SOURCE RECORDS:
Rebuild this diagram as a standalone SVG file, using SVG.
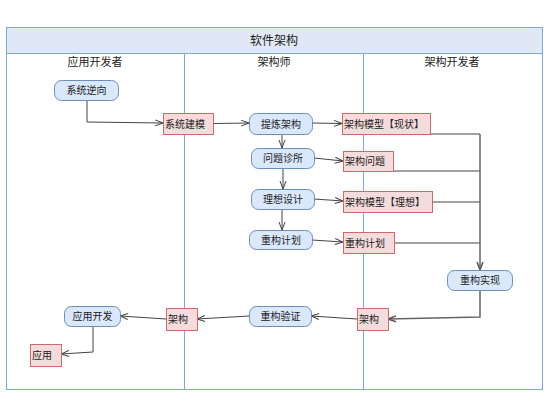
<svg xmlns="http://www.w3.org/2000/svg" width="554" height="403" viewBox="0 0 554 403">
<style>
.lane{fill:none;stroke:#7ea6e0;stroke-width:1}
.hdr{fill:#dfe8f4;stroke:#7ea6e0;stroke-width:1}
.act{fill:#dae8fc;stroke:#6c8ebf;stroke-width:1}
.obj{fill:#f4dcdc;stroke:#d06a6a;stroke-width:1}
text{font-family:"Noto Sans CJK SC","Liberation Sans",sans-serif;font-size:10px;fill:#222}
.t{font-size:12px}
.lt{font-size:11px}
.c{fill:none;stroke:#444;stroke-width:1;marker-end:url(#a)}
.cn{fill:none;stroke:#444;stroke-width:1}
.cg{fill:none;stroke:#666;stroke-width:1.5}
</style>
<defs>
<marker id="a" markerWidth="10" markerHeight="10" refX="9" refY="5" orient="auto" markerUnits="userSpaceOnUse">
<path d="M1,2 L9,5 L1,8" fill="none" stroke="#444" stroke-width="1"/>
</marker>
<marker id="b" markerWidth="10" markerHeight="10" refX="9" refY="5" orient="auto" markerUnits="userSpaceOnUse">
<path d="M1,2 L9,5 L1,8" fill="none" stroke="#555" stroke-width="1.5"/>
</marker>
</defs>
<rect width="554" height="403" fill="#fff"/>
<g id="pool">
<rect class="hdr" x="6.5" y="27.5" width="536" height="26"/>
<rect class="lane" x="6.5" y="53.5" width="536" height="336"/>
<line class="lane" x1="184.5" y1="53.5" x2="184.5" y2="389.5"/>
<line class="lane" x1="363.5" y1="53.5" x2="363.5" y2="389.5"/>
<text class="t" x="274" y="45" text-anchor="middle">软件架构</text>
<text class="lt" x="95" y="66" text-anchor="middle">应用开发者</text>
<text class="lt" x="274" y="66" text-anchor="middle">架构师</text>
<text class="lt" x="452" y="66" text-anchor="middle">架构开发者</text>
</g>
<g id="connectors">
<polyline class="c" points="87,100 87,122 163,123"/>
<line class="c" x1="213" y1="123.5" x2="249" y2="123"/>
<line class="c" x1="312" y1="123" x2="342" y2="123.5"/>
<line class="c" x1="282" y1="134" x2="282" y2="148"/>
<line class="c" x1="283" y1="168" x2="283" y2="189"/>
<line class="c" x1="282" y1="209" x2="282" y2="230"/>
<line class="c" x1="314" y1="158" x2="343" y2="161"/>
<line class="c" x1="314" y1="199" x2="343" y2="201"/>
<line class="c" x1="312" y1="240" x2="343" y2="242"/>
<polyline class="cn" points="399,134 480,134"/>
<polyline class="cn" points="380,171 480,171"/>
<polyline class="cn" points="432,202 480,202"/>
<polyline class="cn" points="394,243 480,243"/>
<line class="cg" x1="480" y1="134" x2="480" y2="270" marker-end="url(#b)"/>
<polyline class="cg" points="480,290 480,317 388,319" marker-end="url(#b)"/>
<line class="c" x1="357" y1="319" x2="311" y2="316"/>
<line class="c" x1="249" y1="316" x2="197" y2="319"/>
<line class="c" x1="166" y1="319" x2="120" y2="316"/>
<polyline class="c" points="93,327 93,352 61,354"/>
</g>
<g id="n-xtnx"><rect class="act" x="54.5" y="80.5" width="64" height="20" rx="7"/><text x="86.5" y="94" text-anchor="middle">系统逆向</text></g>
<g id="n-xtjm"><rect class="obj" x="163.5" y="113.5" width="50" height="21"/><text x="165" y="127.5">系统建模</text></g>
<g id="n-tljg"><rect class="act" x="249.5" y="113.5" width="63" height="21" rx="7"/><text x="281" y="127.5" text-anchor="middle">提炼架构</text></g>
<g id="n-jgmx-xz"><rect class="obj" x="342.5" y="113.5" width="88" height="21"/><text x="344" y="127.5">架构模型【现状】</text></g>
<g id="n-wtzs"><rect class="act" x="251.5" y="148.5" width="63" height="20" rx="7"/><text x="283" y="162" text-anchor="middle">问题诊所</text></g>
<g id="n-jgwt"><rect class="obj" x="343.5" y="151.5" width="50" height="20"/><text x="345" y="165">架构问题</text></g>
<g id="n-lxsj"><rect class="act" x="251.5" y="189.5" width="63" height="20" rx="7"/><text x="283" y="203" text-anchor="middle">理想设计</text></g>
<g id="n-jgmx-lx"><rect class="obj" x="343.5" y="191.5" width="89" height="21"/><text x="345" y="205.5">架构模型【理想】</text></g>
<g id="n-cgjh"><rect class="act" x="249.5" y="230.5" width="63" height="19" rx="7"/><text x="281" y="243.5" text-anchor="middle">重构计划</text></g>
<g id="n-cgjh2"><rect class="obj" x="343.5" y="232.5" width="51" height="21"/><text x="345" y="246.5">重构计划</text></g>
<g id="n-cgsx"><rect class="act" x="447.5" y="270.5" width="65" height="20" rx="7"/><text x="480" y="284" text-anchor="middle">重构实现</text></g>
<g id="n-jg-r"><rect class="obj" x="357.5" y="308.5" width="31" height="22"/><text x="359" y="323">架构</text></g>
<g id="n-cgyz"><rect class="act" x="249.5" y="306.5" width="62" height="20" rx="7"/><text x="280.5" y="320" text-anchor="middle">重构验证</text></g>
<g id="n-jg-m"><rect class="obj" x="166.5" y="308.5" width="31" height="22"/><text x="168" y="323">架构</text></g>
<g id="n-yykf"><rect class="act" x="64.5" y="306.5" width="56" height="20" rx="7"/><text x="92.5" y="320" text-anchor="middle">应用开发</text></g>
<g id="n-yy"><rect class="obj" x="30.5" y="344.5" width="31" height="22"/><text x="32" y="359">应用</text></g>
</svg>
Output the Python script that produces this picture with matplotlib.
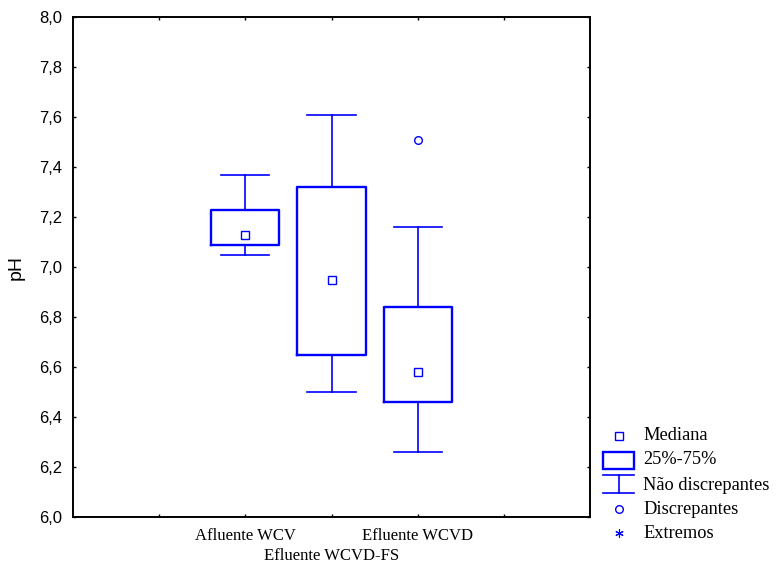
import numpy as np
import matplotlib
matplotlib.use("Agg")
import matplotlib.pyplot as plt
from matplotlib.patches import Rectangle

# summary statistics of pH per sampling point
groups = ["Afluente WCV", "Efluente WCVD-FS", "Efluente WCVD"]
positions = [2, 3, 4]
medians = [7.13, 6.95, 6.58]
q1 = [7.09, 6.65, 6.46]
q3 = [7.23, 7.32, 6.84]
whislo = [7.05, 6.50, 6.26]
whishi = [7.37, 7.61, 7.16]
outliers = [[], [], [7.51]]

yticks = np.arange(6.0, 8.01, 0.2)
ytick_labels = [f"{v:.1f}".replace(".", ",") for v in yticks]

BLUE = "#0000ff"
SERIF = "Liberation Serif"
SANS = "Liberation Sans"

W, H = 778, 564
fig = plt.figure(figsize=(W / 100, H / 100), dpi=100)
ax = fig.add_axes([73 / W, (H - 517) / H, 517 / W, 500 / H])

stats = []
for i in range(len(groups)):
    stats.append(dict(med=medians[i], q1=q1[i], q3=q3[i],
                      whislo=whislo[i], whishi=whishi[i],
                      fliers=outliers[i], label=groups[i]))

ax.bxp(stats, positions=positions, widths=0.79, capwidths=0.56,
       showfliers=True, patch_artist=False,
       boxprops=dict(color=BLUE, lw=1.7),
       whiskerprops=dict(color=BLUE, lw=1.2),
       capprops=dict(color=BLUE, lw=1.2),
       medianprops=dict(linestyle="none"),
       flierprops=dict(marker="o", markersize=5.5, markerfacecolor="white",
                       markeredgecolor=BLUE, markeredgewidth=1.0))
ax.plot(positions, medians, "s", ms=5.5, mfc="white", mec=BLUE, mew=1.0,
        ls="none")

ax.set_xlim(0, 6)
ax.set_ylim(6.0, 8.0)
ax.set_xticks([1, 2, 3, 4, 5])
ax.set_xticklabels(["", "", "", "", ""])
ax.set_yticks(yticks)
ax.set_yticklabels(ytick_labels, fontfamily=SANS, fontsize=12)
ax.tick_params(direction="in", length=2.5, width=1, top=True, right=True,
               color="black")
ax.tick_params(axis="y", pad=8)
for sp in ax.spines.values():
    sp.set_linewidth(1.4)

# category labels staggered on two rows
for i, (p, g) in enumerate(zip(positions, groups)):
    yoff = -0.077 if i % 2 == 0 else -0.157
    ax.text(p, 6.0 + yoff, g, ha="center", va="center",
            fontfamily=SERIF, fontsize=12)

ax.set_ylabel("pH", fontfamily=SANS, fontsize=14, labelpad=10)

# legend drawn in pixel coordinates beside the plot
lg = fig.add_axes([596 / W, (H - 548) / H, 182 / W, 128 / H])
lg.set_xlim(596, 778)
lg.set_ylim(548, 420)
lg.axis("off")
mx = 619
lg.plot(mx, 436, "s", ms=5.5, mfc="white", mec=BLUE, mew=1.0)
lg.add_patch(Rectangle((603, 452), 31, 16.5, fill=False, ec=BLUE, lw=1.7))
lg.plot([603, 634], [475, 475], color=BLUE, lw=1.2)
lg.plot([603, 634], [492.5, 492.5], color=BLUE, lw=1.2)
lg.plot([mx, mx], [475, 492.5], color=BLUE, lw=1.2)
lg.plot(mx, 509, "o", ms=5.5, mfc="white", mec=BLUE, mew=1.0)
lg.plot(mx, 533, marker=(6, 2, 0), ms=6, color=BLUE, mew=0.8)
labels = ["Mediana", "25%-75%", "Não discrepantes", "Discrepantes", "Extremos"]
ys = [436, 460, 485, 509, 533]
for t, y in zip(labels, ys):
    lg.text(643, y, t, ha="left", va="center", fontfamily=SERIF,
            fontsize=13.2)

fig.savefig("out.png", dpi=100)
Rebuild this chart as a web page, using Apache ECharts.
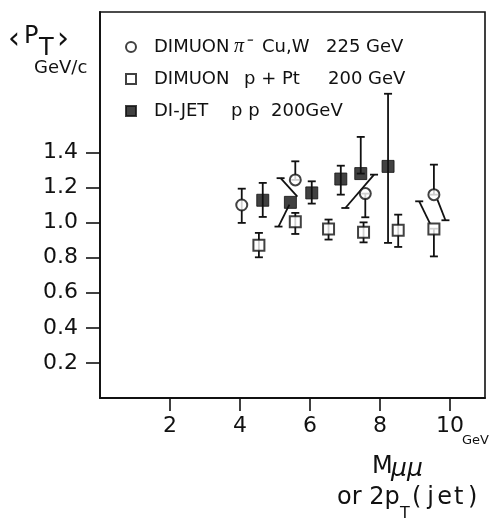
<!DOCTYPE html>
<html>
<head>
<meta charset="utf-8">
<script src="https://cdn.jsdelivr.net/npm/echarts@6/dist/echarts.min.js"></script>
<style>
  html, body { margin: 0; background: #fff; }
  #chart { width: 503px; height: 527px; }
</style>
</head>
<body>
<div id="chart"></div>
<script>
// DIMUON pi- Cu,W 225 GeV  (open circles)
const circleX = [4.05, 5.58, 7.58, 9.54];
const circleY = [1.100, 1.243, 1.165, 1.159];
// DIMUON p + Pt 200 GeV  (open squares)
const squareX = [4.54, 5.58, 6.53, 7.53, 8.52, 9.54];
const squareY = [0.870, 1.005, 0.963, 0.944, 0.956, 0.963];
// DI-JET p p 200 GeV  (filled squares)
const jetX = [4.65, 5.44, 6.05, 6.88, 7.45, 8.23];
const jetY = [1.127, 1.115, 1.169, 1.248, 1.279, 1.320];

// vertical error bars: x, lower end, upper end
const errBars = [
    [4.05, 0.998, 1.193],
    [5.58, 1.243, 1.349],
    [7.58, 1.030, 1.165],
    [9.54, 1.159, 1.330],
    [4.54, 0.802, 0.941],
    [5.58, 0.935, 1.055],
    [6.53, 0.903, 1.017],
    [7.53, 0.887, 1.001],
    [8.52, 0.861, 1.045],
    [9.54, 0.807, 0.965],
    [4.65, 1.032, 1.226],
    [6.05, 1.108, 1.235],
    [6.88, 1.159, 1.324],
    [7.45, 1.279, 1.488],
    [8.23, 0.884, 1.734],
];
// slanted error bars (drawn aside to avoid overlap): x1, y1, x2, y2, cap at 1, cap at 2
const slantBars = [
    [5.16, 1.253, 5.64, 1.148, 1, 0],
    [5.10, 0.977, 5.41, 1.102, 1, 0],
    [7.83, 1.273, 7.01, 1.083, 1, 1],
    [9.64, 1.131, 9.87, 1.013, 0, 1],
    [9.12, 1.121, 9.43, 0.994, 1, 0],
];

const xTicks = [2, 4, 6, 8, 10];
const yTicks = [0.2, 0.4, 0.6, 0.8, 1.0, 1.2, 1.4];

const legendText = {
    circ: '{a1|DIMUON}{b1|π⁻}{b1b|Cu,W}{c|225 GeV}',
    sq: '{a2|DIMUON}{b2|p + Pt}{c|200 GeV}',
    jet: '{a3|DI-JET}{b3|p p}{c|200GeV}',
};

const FONT = 'DejaVu Sans';
const INK = '#111';
const LW = 1.8;

function zip(xs, ys) {
    return xs.map((x, i) => [x, ys[i]]);
}

function capLine(p, w) {
    return {
        type: 'line',
        shape: { x1: p[0] - w, y1: p[1], x2: p[0] + w, y2: p[1] },
        style: { stroke: INK, lineWidth: LW },
    };
}

const chart = echarts.init(document.getElementById('chart'), null, { renderer: 'canvas' });

const option = {
    animation: false,
    backgroundColor: '#fff',
    grid: {
        left: 100, right: 18, top: 12, bottom: 129,
        show: true,
        borderColor: INK,
        borderWidth: 1.6,
    },
    xAxis: {
        type: 'value',
        min: 0,
        max: 11,
        interval: 2,
        axisLine: { show: true, lineStyle: { color: INK, width: 1.8 } },
        axisTick: {
            show: true,
            customValues: xTicks,
            length: 13,
            lineStyle: { color: INK, width: 1.6 },
        },
        axisLabel: {
            customValues: xTicks,
            margin: 17,
            color: INK,
            fontFamily: FONT,
            fontSize: 22,
        },
        splitLine: { show: false },
    },
    yAxis: {
        type: 'value',
        min: 0,
        max: 2.2,
        interval: 0.2,
        axisLine: { show: true, lineStyle: { color: INK, width: 1.8 } },
        axisTick: {
            show: true,
            customValues: yTicks,
            length: 14,
            lineStyle: { color: INK, width: 1.6 },
        },
        axisLabel: {
            customValues: yTicks,
            margin: 22,
            color: INK,
            fontFamily: FONT,
            fontSize: 22,
            formatter: v => v.toFixed(1),
        },
        splitLine: { show: false },
    },
    legend: {
        orient: 'vertical',
        left: 125,
        top: 37,
        padding: 0,
        itemGap: 12,
        itemWidth: 10,
        itemHeight: 10,
        data: ['circ', 'sq', 'jet'],
        formatter: name => '{sp|}' + legendText[name],
        textStyle: {
            fontFamily: FONT,
            fontSize: 18,
            color: INK,
            lineHeight: 20,
            rich: {
                sp: { width: 13 },
                a1: { width: 80, fontSize: 18, fontFamily: FONT },
                a2: { width: 90, fontSize: 18, fontFamily: FONT },
                a3: { width: 77, fontSize: 18, fontFamily: FONT },
                b1: { width: 28, fontSize: 20, fontFamily: 'Liberation Serif', fontStyle: 'italic' },
                b1b: { width: 64, fontSize: 18, fontFamily: FONT },
                b2: { width: 84, fontSize: 18, fontFamily: FONT },
                b3: { width: 40, fontSize: 18, fontFamily: FONT },
                c: { fontSize: 18, fontFamily: FONT },
            },
        },
    },
    graphic: [
        { type: 'text', left: 8, top: 25, style: { text: '‹', font: '30px "DejaVu Sans"', fill: INK } },
        { type: 'text', left: 24, top: 25, style: { text: 'P', font: '24px "DejaVu Sans"', fill: INK } },
        { type: 'text', left: 39, top: 37, style: { text: 'T', font: '24px "DejaVu Sans"', fill: INK } },
        { type: 'text', left: 57, top: 25, style: { text: '›', font: '30px "DejaVu Sans"', fill: INK } },
        { type: 'text', left: 34, top: 59, style: { text: 'GeV/c', font: '18px "DejaVu Sans"', fill: INK } },
        { type: 'text', left: 462, top: 434, style: { text: 'GeV', font: '13px "DejaVu Sans"', fill: INK } },
        { type: 'text', left: 372, top: 455, style: { text: 'M', font: '24px "DejaVu Sans"', fill: INK } },
        { type: 'text', left: 391, top: 457, style: { text: 'μμ', font: 'italic 25px "DejaVu Sans"', fill: INK } },
        { type: 'text', left: 337, top: 486, style: { text: 'or 2p', font: '24px "DejaVu Sans"', fill: INK } },
        { type: 'text', left: 400, top: 506, style: { text: 'T', font: '16px "DejaVu Sans"', fill: INK } },
        {
            type: 'text', left: 412, top: 486,
            style: {
                text: '{p|(}{p|j}{p|e}{p|t}{p|)}',
                font: '24px "DejaVu Sans"',
                fill: INK,
                rich: { p: { width: 14, align: 'center', fontSize: 24, fontFamily: FONT } },
            },
        },
    ],
    series: [
        {
            name: 'errors',
            type: 'custom',
            silent: true,
            encode: { x: 0, y: [1, 2] },
            data: errBars,
            renderItem: function (params, api) {
                const x = api.value(0);
                const lo = api.coord([x, api.value(1)]);
                const hi = api.coord([x, api.value(2)]);
                return {
                    type: 'group',
                    children: [
                        {
                            type: 'line',
                            shape: { x1: lo[0], y1: lo[1], x2: hi[0], y2: hi[1] },
                            style: { stroke: INK, lineWidth: LW },
                        },
                        capLine(lo, 4),
                        capLine(hi, 4),
                    ],
                };
            },
            z: 1,
        },
        {
            name: 'slanted',
            type: 'custom',
            silent: true,
            encode: { x: [0, 2], y: [1, 3] },
            data: slantBars,
            renderItem: function (params, api) {
                const a = api.coord([api.value(0), api.value(1)]);
                const b = api.coord([api.value(2), api.value(3)]);
                const children = [{
                    type: 'line',
                    shape: { x1: a[0], y1: a[1], x2: b[0], y2: b[1] },
                    style: { stroke: INK, lineWidth: LW },
                }];
                if (api.value(4)) children.push(capLine(a, 4));
                if (api.value(5)) children.push(capLine(b, 4));
                return { type: 'group', children: children };
            },
            z: 1,
        },
        {
            name: 'circ',
            type: 'scatter',
            symbol: 'circle',
            symbolSize: 11,
            data: zip(circleX, circleY),
            itemStyle: { color: '#fff', borderColor: INK, borderWidth: 2 },
            z: 3,
        },
        {
            name: 'sq',
            type: 'scatter',
            symbol: 'rect',
            symbolSize: 11,
            data: zip(squareX, squareY),
            itemStyle: { color: '#fff', borderColor: INK, borderWidth: 2 },
            z: 3,
        },
        {
            name: 'jet',
            type: 'scatter',
            symbol: 'rect',
            symbolSize: 12,
            data: zip(jetX, jetY),
            itemStyle: { color: INK, borderColor: INK, borderWidth: 1 },
            z: 3,
        },
    ],
};

chart.setOption(option);
</script>
</body>
</html>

GOAL: Using the entries above, repeat exactly the lines from the one with "Output the Python" to the one with "fliers=outliers[i], label=groups[i]))", both included, and leave the pictures behind.

EXPECTED ANSWER:
Output the Python script that produces this picture with matplotlib.
import numpy as np
import matplotlib
matplotlib.use("Agg")
import matplotlib.pyplot as plt
from matplotlib.patches import Rectangle

# summary statistics of pH per sampling point
groups = ["Afluente WCV", "Efluente WCVD-FS", "Efluente WCVD"]
positions = [2, 3, 4]
medians = [7.13, 6.95, 6.58]
q1 = [7.09, 6.65, 6.46]
q3 = [7.23, 7.32, 6.84]
whislo = [7.05, 6.50, 6.26]
whishi = [7.37, 7.61, 7.16]
outliers = [[], [], [7.51]]

yticks = np.arange(6.0, 8.01, 0.2)
ytick_labels = [f"{v:.1f}".replace(".", ",") for v in yticks]

BLUE = "#0000ff"
SERIF = "Liberation Serif"
SANS = "Liberation Sans"

W, H = 778, 564
fig = plt.figure(figsize=(W / 100, H / 100), dpi=100)
ax = fig.add_axes([73 / W, (H - 517) / H, 517 / W, 500 / H])

stats = []
for i in range(len(groups)):
    stats.append(dict(med=medians[i], q1=q1[i], q3=q3[i],
                      whislo=whislo[i], whishi=whishi[i],
                      fliers=outliers[i], label=groups[i]))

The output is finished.